4. Maliyet Enflasyonu ve Ücret-Fiyat Sarmalı Yaşanması:
Yaşam maliyetlerinin yükselmesine bağlı olarak haklı olarak emek kesiminin enflasyona karşı kendilerini korumak için daha yüksek ücret talep etmesi, firmaların da verimliliklerini arttırmak yerine; bu yüksek ücretleri karşılayabilmek için ürün fiyatlarını artırması, maliyet enflasyonuna neden olacaktır. Bu süreç, ekonomik büyümenin yavaşlamasına ve işsizliğin artmasına yol açmaktadır.
5. Piyasa Yapısında Yaşanan Bozulmalar:
Piyasalarda oligopol veya monopol gibi rekabetin sınırlı olduğu durumlarda, firmalar fiyatları daha kolay artırabilmektedir. Bu durum enflasyonu körüklemekte ve ekonomik büyümenin yavaşlamasına neden olabilmektedir. Bu nedenle, tam rekabet ortamının oluşması için, kamu otoritesinin özellikle tarım sektöründe üreticilerin son tüketiciye kolay ulaşmasını sağlayacak mekanizmalar kurması ve tedarik zincirinin monopol güçlerin eline geçmesini önlemesi gerekmektedir.
6. İklim Değişikliği:
Tarım ürünlerindeki verimliliği azaltarak gıda fiyatlarını artırabilmekte ve enflasyona yol açabilmektedir. Aynı zamanda, üretim süreçlerinde aksamalara neden olarak ekonomik büyümeyi yavaşlatabilmektedir.

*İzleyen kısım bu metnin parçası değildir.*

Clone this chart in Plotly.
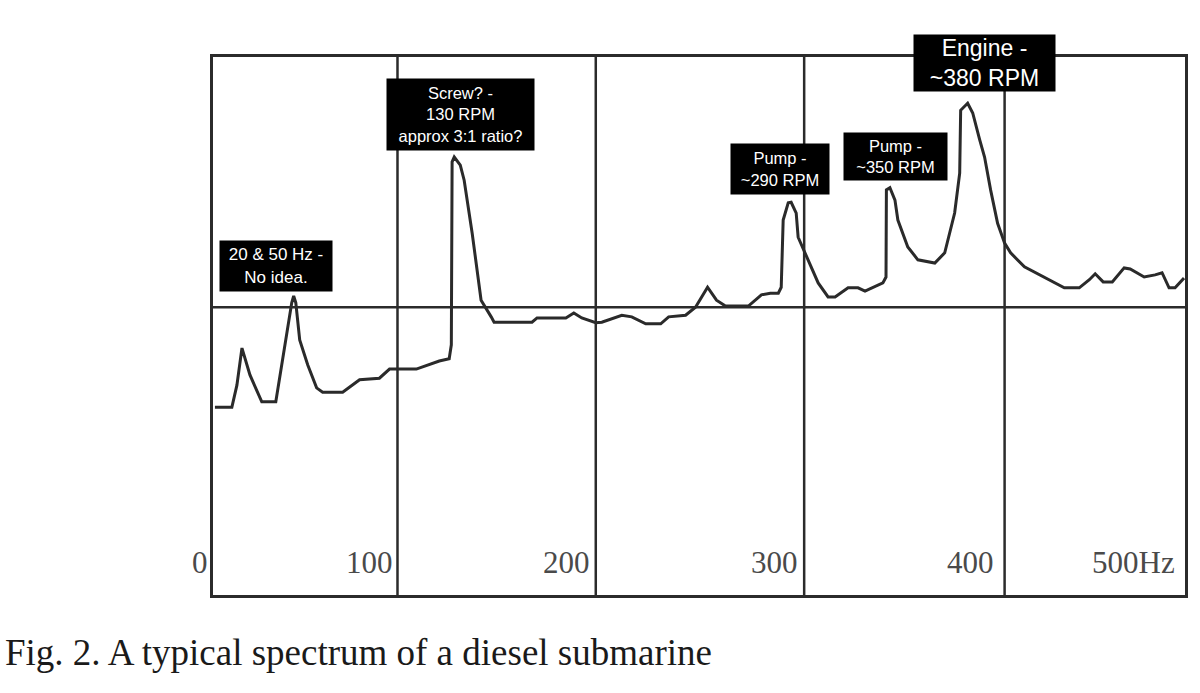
import plotly.graph_objects as go

# Spectrum trace (frequency in Hz, relative level 0-100)
freq_hz = [1.0, 9.7, 12.3, 14.9, 19.0, 25.1, 32.3, 36.9, 40.5, 41.5, 42.6, 44.6, 48.7, 53.3,
           56.4, 66.7, 75.4, 85.6, 90.8, 104.6, 116.4, 121.5, 122.6, 123.0, 124.1, 127.2,
           129.2, 133.3, 137.9, 143.1, 144.6, 164.1, 166.7, 181.5, 185.6, 189.7, 196.9,
           200.0, 210.3, 215.4, 222.6, 230.3, 234.4, 243.1, 248.2, 254.4, 259.0, 263.6,
           275.4, 282.1, 286.7, 290.8, 292.3, 293.3, 295.9, 297.4, 300.0, 301.0, 306.2,
           311.3, 316.4, 320.0, 326.7, 331.8, 335.4, 344.6, 346.2, 346.4, 348.2, 350.8,
           352.3, 357.4, 362.6, 371.3, 376.4, 381.5, 384.1, 384.6, 388.2, 390.8, 394.4,
           396.9, 400.0, 403.6, 407.2, 410.3, 417.4, 427.7, 437.9, 445.6, 450.8, 453.8,
           457.9, 462.6, 468.7, 471.8, 479.0, 484.6, 488.2, 491.8, 494.9, 499.5]
level = [34.9, 34.9, 39.0, 45.9, 40.9, 35.9, 35.9, 46.5, 54.3, 55.6, 54.3, 47.4, 42.8, 38.5,
         37.7, 37.7, 40.0, 40.3, 42.0, 42.0, 43.5, 43.9, 46.5, 80.5, 81.4, 79.9,
         77.1, 67.3, 54.8, 51.7, 50.7, 50.7, 51.5, 51.5, 52.4, 51.5, 50.6,
         50.7, 52.0, 51.7, 50.4, 50.4, 51.7, 52.0, 53.5, 57.2, 54.8, 53.7,
         53.7, 55.8, 56.1, 56.1, 57.2, 69.7, 72.9, 73.0, 71.0, 66.5, 62.3,
         58.0, 55.4, 55.4, 57.1, 57.1, 56.5, 58.0, 59.1, 75.3, 75.7, 73.4,
         69.7, 64.7, 62.3, 61.7, 63.6, 71.0, 78.4, 90.1, 91.4, 89.6, 84.6,
         81.4, 75.3, 69.1, 65.4, 63.6, 61.0, 59.1, 57.1, 57.1, 58.6, 59.7,
         58.2, 58.2, 60.8, 60.6, 59.1, 59.5, 59.9, 57.1, 57.1, 58.9]

# Grid of the printed chart (positions)
divider_hz = [94.9, 196.9, 304.1, 407.2]
mid_level = 53.5

# Axis tick labels printed along the bottom of the frame (right edge positions)
tick_text = ["0", "100", "200", "300", "400", "500Hz"]
tick_pos_hz = [-1.8, 93.8, 194.9, 302.1, 402.6, 495.8]
tick_level = 6.1

# Callout boxes
note_text = ["20 & 50 Hz -<br>No idea.",
             "Screw? -<br>130 RPM<br>approx 3:1 ratio?",
             "Pump -<br>~290 RPM",
             "Pump -<br>~350 RPM",
             "Engine -<br>~380 RPM"]
note_hz = [32.3, 127.4, 291.8, 351.0, 396.7]
note_level = [61.2, 89.3, 79.2, 81.5, 98.9]
note_size = [17, 16.5, 16.5, 16.5, 23]
note_w = [106, 141, 92, 97, 135]
note_h = [44, 65, 44, 41, 50]

caption = "Fig. 2. A typical spectrum of a diesel submarine"

LINE = "#2b2b2b"
X0, X1 = 0, 500
Y0, Y1 = 0, 100


def to_paper_x(v):
    return (v - X0) / (X1 - X0)


def to_paper_y(v):
    return (v - Y0) / (Y1 - Y0)


fig = go.Figure()
fig.add_trace(go.Scatter(x=freq_hz, y=level, mode="lines",
                         line=dict(color="#2a2a2a", width=3), hoverinfo="skip",
                         showlegend=False))

shapes = []
for d in divider_hz:
    shapes.append(dict(type="line", xref="x", yref="y", x0=d, x1=d, y0=Y0, y1=Y1,
                       line=dict(color=LINE, width=2.5), layer="below"))
shapes.append(dict(type="line", xref="x", yref="y", x0=X0, x1=X1, y0=mid_level, y1=mid_level,
                   line=dict(color=LINE, width=2.5), layer="below"))

annotations = []
for t, p in zip(tick_text, tick_pos_hz):
    annotations.append(dict(x=to_paper_x(p), y=to_paper_y(tick_level), xref="paper", yref="paper",
                            text=t, showarrow=False, xanchor="right", yanchor="middle",
                            font=dict(family="Liberation Serif", size=31, color="#4a4a4a")))
for t, hx, ly, fs, w, h in zip(note_text, note_hz, note_level, note_size, note_w, note_h):
    annotations.append(dict(x=to_paper_x(hx), y=to_paper_y(ly), xref="paper", yref="paper",
                            text=t, showarrow=False,
                            xanchor="center", yanchor="middle", align="center",
                            bgcolor="black", borderpad=3, width=w, height=h,
                            font=dict(family="Liberation Sans", size=fs, color="white")))
annotations.append(dict(x=-211 / 975, y=-57 / 538, xref="paper", yref="paper", text=caption,
                        showarrow=False, xanchor="left", yanchor="middle",
                        font=dict(family="Liberation Serif", size=37, color="#1a1a1a")))

fig.update_layout(
    width=1200, height=693,
    margin=dict(l=213, r=12, t=57, b=98),
    paper_bgcolor="white", plot_bgcolor="white",
    shapes=shapes, annotations=annotations,
    xaxis=dict(range=[X0, X1], showgrid=False, zeroline=False, showticklabels=False,
               ticks="", showline=True, mirror=True, linecolor=LINE, linewidth=2.5),
    yaxis=dict(range=[Y0, Y1], showgrid=False, zeroline=False, showticklabels=False,
               ticks="", showline=True, mirror=True, linecolor=LINE, linewidth=2.5),
)

fig.write_html("out.html")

Türkiye özelinde, stagflasyonun nedenlerinin değerlendirdiğimizde; Ekonomik Birimlerin Beklentilerinin Yanlış Yönetilmesi, Maliyet Enflasyonu ve Ücret-Fiyat Sarmalı Yaşanması ve Piyasa Yapısında Yaşanan Değişiklikler öne çıkmaktadır.
Türkiye’nin stagflasyon problemiyle maalesef talep enflasyonuyla mücadele politikalarıyla mücadele edilemez ve sorun çözülemez.